At the risk of sounding like I’m obsessing, this is one more post about my ailing industrial Bernina, aka Wild Thing. Wild Thing had been losing much of her old zip, to the point where I thought I may have to rename her, perhaps to Old Thing. Not that I don’t identify with the feeling. We all have our ups and downs. She’d been failing in areas of thread breakage and stitch timing. She emitted a funny shriek at the start of each session and her bran new belt was rubbing against the wood table groove, filling the air with the dark rubbery scent of poor health. How to bring back the happy hum of perfect gears and belts, that vitamin shot, that kick in the … pants?

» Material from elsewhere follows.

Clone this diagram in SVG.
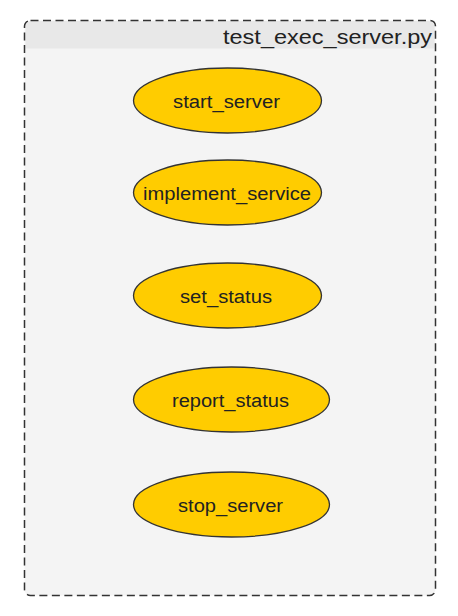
<svg xmlns="http://www.w3.org/2000/svg" width="458" height="616" viewBox="0 0 458 616">
<style>
.node ellipse{fill:#ffcc00;stroke:#333;stroke-width:1.3}
.node text{font-family:"Liberation Sans",Arial,sans-serif;font-size:18px;fill:#222;text-anchor:middle}
.title{font-family:"Liberation Sans",Arial,sans-serif;font-size:21px;fill:#222;text-anchor:end}
</style>
<rect width="458" height="616" fill="#ffffff"/>
<g id="cluster">
<rect x="24.5" y="20.5" width="411" height="575" rx="6" fill="#f4f4f4"/>
<path d="M25.5 48.5 V27 a6 6 0 0 1 6 -6 H428.5 a6 6 0 0 1 6 6 V48.5 Z" fill="#e8e8e8"/>
<rect x="24.5" y="20.5" width="411" height="575" rx="6" fill="none" stroke="#333" stroke-width="1.5" stroke-dasharray="8,4.5"/>
<text class="title" x="432" y="44" textLength="209" lengthAdjust="spacingAndGlyphs">test_exec_server.py</text>
</g>
<g id="connectors"></g>
<g id="start_server" class="node"><ellipse cx="227.5" cy="100.5" rx="94" ry="32.5"/><text x="226.5" y="107.5" textLength="107" lengthAdjust="spacingAndGlyphs">start_server</text></g>
<g id="implement_service" class="node"><ellipse cx="227.5" cy="192.5" rx="94" ry="32.5"/><text x="227" y="199.5" textLength="168" lengthAdjust="spacingAndGlyphs">implement_service</text></g>
<g id="set_status" class="node"><ellipse cx="227.5" cy="295.5" rx="94" ry="32.5"/><text x="226" y="302.5" textLength="92" lengthAdjust="spacingAndGlyphs">set_status</text></g>
<g id="report_status" class="node"><ellipse cx="231.5" cy="399.5" rx="98" ry="32.5"/><text x="230.5" y="406.5" textLength="117" lengthAdjust="spacingAndGlyphs">report_status</text></g>
<g id="stop_server" class="node"><ellipse cx="231.5" cy="504.5" rx="98" ry="32.5"/><text x="230.5" y="511.5" textLength="105" lengthAdjust="spacingAndGlyphs">stop_server</text></g>
</svg>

Enter Ricardo! Ricardo is from Panama. A short stocky smiling Spanish gentleman bearing all the tools of his trade in a deceptively small red metal box. Ricardo, who called back yesterday within an hour, and asked if I was a morning person. Because he could drop by after taking his wife to work… at 7:30 am tomorrow morning. Now I didn’t tell him this, but I would gladly have got up at 4:00 am – heck, I would have stayed up all night – for the joy of having someone look at my baby.
To make a long story short, in his capable hands Ricardo had soon cracked open the long neglected motor, cleaned it up, checked under the hood, made various fine adjustments, liberated gears with generous dollops of oil, and walked away at half the price I would eagerly have paid for his services, all while laughing up a storm at his own stories. Perhaps I should hesitate to say this, seeing how easily one can get in trouble on blogs, but the depth of feeling a seamstress has for her machine repairman can not be underestimated. I have fallen in love. Let’s leave it at that.
Wild Thing awaits me now, as I gather my creative flow, in anticipation of trouble and interruption-free stitching. Now if only Ricardo could do computers too!